Task objective | Quote from the first line below through the line that contains "import * as", both included, and leave the pictures out.

Recorded data |
****
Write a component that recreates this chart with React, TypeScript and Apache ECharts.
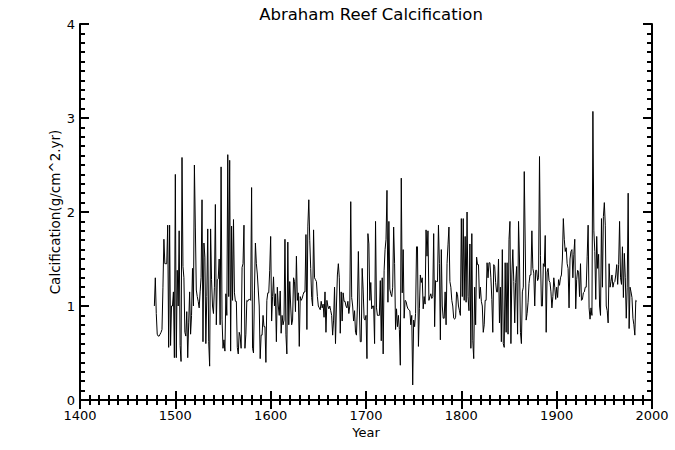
import React, { useEffect, useRef } from "react";
import * as echarts from "echarts";

const startYear = 1478;
// Annual calcification (g/cm^2.yr), 1478..1984
const values: number[] = [
  1.0, 1.3,
  0.92, 0.70, 0.68, 0.68, 0.70, 0.72, 0.75, 1.2, 1.71, 1.45,
  1.45, 1.45, 1.86, 0.56, 1.86, 0.58, 1.0, 1.0, 1.15, 0.45,
  2.40, 0.45, 1.38, 1.0, 1.80, 0.58, 0.41, 2.58, 1.42, 1.3,
  0.72, 0.68, 0.94, 0.45, 0.82, 1.15, 0.7, 0.9, 1.4, 1.0,
  2.5, 1.84, 1.17, 1.1, 1.05, 0.98, 1.15, 1.3, 2.13, 0.62,
  1.67, 1.52, 0.6, 1.1, 1.82, 0.62, 0.36, 1.82, 1.28, 1.0,
  0.92, 1.2, 2.08, 0.8, 1.28, 1.29, 1.5, 0.8, 2.48, 0.86,
  0.55, 0.64, 0.52, 1.13, 0.9, 2.61, 1.1, 2.55, 0.52, 1.85,
  1.06, 1.92, 1.14, 1.05, 1.05, 0.56, 0.49, 0.72, 0.68, 0.55,
  1.41, 1.45, 1.86, 0.55, 0.7, 1.06, 1.05, 1.07, 1.07, 1.06,
  2.26, 0.55, 0.5, 1.16, 1.67, 1.45, 1.34, 1.17, 1.0, 0.44,
  0.69, 0.69, 0.9, 0.78, 0.78, 0.4, 1.06, 1.14, 1.14, 1.38,
  1.74, 0.84, 1.1, 1.31, 1.0, 1.13, 0.62, 1.2, 1.0, 0.9,
  1.16, 0.71, 0.9, 0.8, 0.85, 1.71, 0.7, 0.49, 1.68, 0.8,
  1.26, 1.0, 0.8, 0.85, 1.3, 1.26, 0.94, 1.53, 1.06, 1.14,
  0.57, 1.1, 1.06, 1.08, 1.12, 1.15, 1.15, 1.76, 0.75, 1.85,
  2.13, 1.7, 1.4, 1.09, 1.0, 1.81, 1.3, 1.28, 1.26, 1.1,
  1.0, 0.98, 0.96, 1.05, 0.98, 1.02, 0.88, 1.15, 0.72, 1.06,
  1.0, 0.97, 1.0, 0.95, 0.9, 0.69, 0.85, 1.2, 0.6, 1.0,
  1.33, 1.45, 1.3, 0.71, 1.15, 0.84, 1.14, 1.05, 1.05, 1.0,
  0.98, 1.05, 0.92, 1.0, 2.11, 1.09, 1.0, 0.84, 0.95, 0.72,
  0.69, 1.0, 1.58, 1.0, 0.62, 0.62, 1.4, 1.18, 0.87, 0.85,
  0.9, 0.44, 1.77, 1.66, 1.06, 1.25, 0.97, 1.0, 1.0, 0.6,
  1.9, 0.98, 0.9, 0.9, 0.9, 1.27, 0.63, 1.3, 0.49, 1.38,
  1.6, 1.71, 2.23, 1.04, 1.9, 1.18, 1.13, 1.1, 1.2, 1.84,
  1.45, 0.75, 0.97, 0.78, 0.9, 0.75, 0.37, 2.36, 1.14, 1.6,
  0.87, 1.06, 1.05, 1.0, 0.97, 0.96, 0.95, 0.8, 0.9, 0.16,
  0.85, 0.78, 0.92, 1.63, 1.63, 0.57, 0.97, 1.33, 1.25, 1.3,
  0.97, 1.1, 1.02, 1.81, 1.53, 1.8, 1.06, 1.1, 1.13, 1.08,
  1.1, 1.77, 0.78, 1.27, 1.26, 1.26, 1.86, 1.45, 0.64, 1.6,
  1.0, 0.87, 0.87, 1.15, 0.8, 1.45, 1.65, 1.84, 1.26, 1.2,
  1.06, 1.0, 0.87, 0.86, 0.88, 1.15, 1.12, 1.0, 0.95, 0.9,
  1.93, 1.1, 1.93, 1.06, 1.74, 1.04, 2.0, 1.1, 0.95, 1.66,
  0.55, 1.77, 0.63, 0.44, 1.2, 0.8, 1.52, 1.44, 1.44, 1.08,
  1.2, 1.05, 1.0, 0.72, 0.8, 1.06, 1.06, 1.46, 1.3, 1.46,
  1.46, 1.3, 1.07, 0.72, 1.44, 1.42, 1.25, 1.15, 1.15, 1.5,
  0.82, 1.2, 0.62, 1.6, 0.6, 0.56, 1.46, 0.72, 1.46, 0.7,
  1.71, 1.9, 0.6, 1.33, 1.6, 1.26, 0.82, 1.25, 1.42, 0.7,
  1.9, 1.5, 0.72, 0.6, 1.15, 1.2, 2.43, 1.67, 0.85, 0.92,
  1.04, 1.24, 1.33, 1.33, 1.8, 1.4, 1.35, 1.0, 1.38, 1.38,
  1.27, 1.3, 2.59, 1.54, 1.0, 1.0, 1.45, 1.42, 1.75, 0.72,
  1.36, 1.4, 1.27, 1.25, 1.15, 0.98, 1.1, 1.3, 1.2, 1.07,
  1.2, 1.09, 1.28, 1.22, 1.3, 1.33, 1.5, 1.93, 1.71, 1.58,
  1.62, 1.45, 1.4, 0.98, 1.5, 1.58, 1.6, 1.3, 1.55, 1.71,
  0.97, 1.28, 1.38, 1.36, 1.1, 1.45, 1.06, 1.07, 1.14, 1.15,
  1.2, 1.2, 1.53, 1.86, 0.98, 0.86, 0.98, 0.9, 3.07, 1.8,
  1.58, 1.07, 1.74, 1.4, 1.55, 1.0, 0.9, 1.93, 1.2, 1.95,
  2.1, 1.86, 1.0, 0.95, 0.82, 1.45, 1.2, 1.26, 1.33, 1.2,
  1.25, 1.26, 1.33, 1.44, 1.23, 1.44, 1.9, 1.3, 1.23, 1.63,
  1.09, 1.56, 1.3, 0.87, 1.2, 2.2, 0.76, 1.2, 1.15, 1.09,
  0.87, 0.8, 0.69, 1.06, 1.05,
];

const titleText = "Abraham Reef Calcification";
const xName = "Year";
const yName = "Calcification(g/cm^2.yr)";
const xMin = 1400, xMax = 2000, xStep = 100;
const yMin = 0, yMax = 4, yStep = 1;

const FONT = "DejaVu Sans";

export default function App() {
  const ref = useRef<HTMLDivElement>(null);
  useEffect(() => {
    if (!ref.current) return;
    const chart = echarts.init(ref.current, null, { renderer: "svg" });
    const data = values.map((v, i) => [startYear + i, v]);
    const axisLine = { show: true, lineStyle: { color: "#000", width: 2 } };
    const tick = { show: true, inside: true, length: 9, lineStyle: { color: "#000", width: 2 } };
    const minor = { show: true, splitNumber: 10, length: 5, lineStyle: { color: "#000", width: 2 } };
    const label = { color: "#000", fontFamily: FONT, fontSize: 13 };
    chart.setOption({
      animation: false,
      backgroundColor: "#fff",
      title: {
        text: titleText,
        left: 366,
        top: 1,
        textAlign: "center",
        textStyle: { color: "#000", fontFamily: FONT, fontSize: 16.5, fontWeight: "normal" },
      },
      grid: { left: 80, right: 23, top: 24, bottom: 50 },
      xAxis: [
        {
          type: "value", min: xMin, max: xMax, interval: xStep, position: "bottom",
          name: xName, nameLocation: "middle", nameGap: 26, nameMoveOverlap: false,
          nameTextStyle: { color: "#000", fontFamily: FONT, fontSize: 13 },
          axisLine, axisTick: tick, minorTick: minor, splitLine: { show: false },
          axisLabel: { ...label, margin: 9, formatter: (v: number) => String(v) },
        },
        {
          type: "value", min: xMin, max: xMax, interval: xStep, position: "top",
          axisLine, axisTick: tick, minorTick: minor, splitLine: { show: false },
          axisLabel: { show: false },
        },
      ],
      yAxis: [
        {
          type: "value", min: yMin, max: yMax, interval: yStep, position: "left",
          name: yName, nameLocation: "middle", nameGap: 18, nameMoveOverlap: false,
          nameTextStyle: { color: "#000", fontFamily: FONT, fontSize: 13.5 },
          axisLine, axisTick: tick, minorTick: minor, splitLine: { show: false },
          axisLabel: { ...label, margin: 5, formatter: (v: number) => String(v) },
        },
        {
          type: "value", min: yMin, max: yMax, interval: yStep, position: "right",
          axisLine, axisTick: tick, minorTick: minor, splitLine: { show: false },
          axisLabel: { show: false },
        },
      ],
      series: [
        {
          type: "line",
          data,
          showSymbol: false,
          symbol: "none",
          lineStyle: { color: "#000", width: 1 },
          xAxisIndex: 0,
          yAxisIndex: 0,
        },
      ],
    });
    return () => chart.dispose();
  }, []);
  return (
    <div
      ref={ref}
      style={{ position: "fixed", left: 0, top: 0, width: 675, height: 450, background: "#fff" }}
    />
  );
}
****
Written response |
Write a component that recreates this chart with React, TypeScript and Apache ECharts.
import React, { useEffect, useRef } from "react";
import * as echarts from "echarts";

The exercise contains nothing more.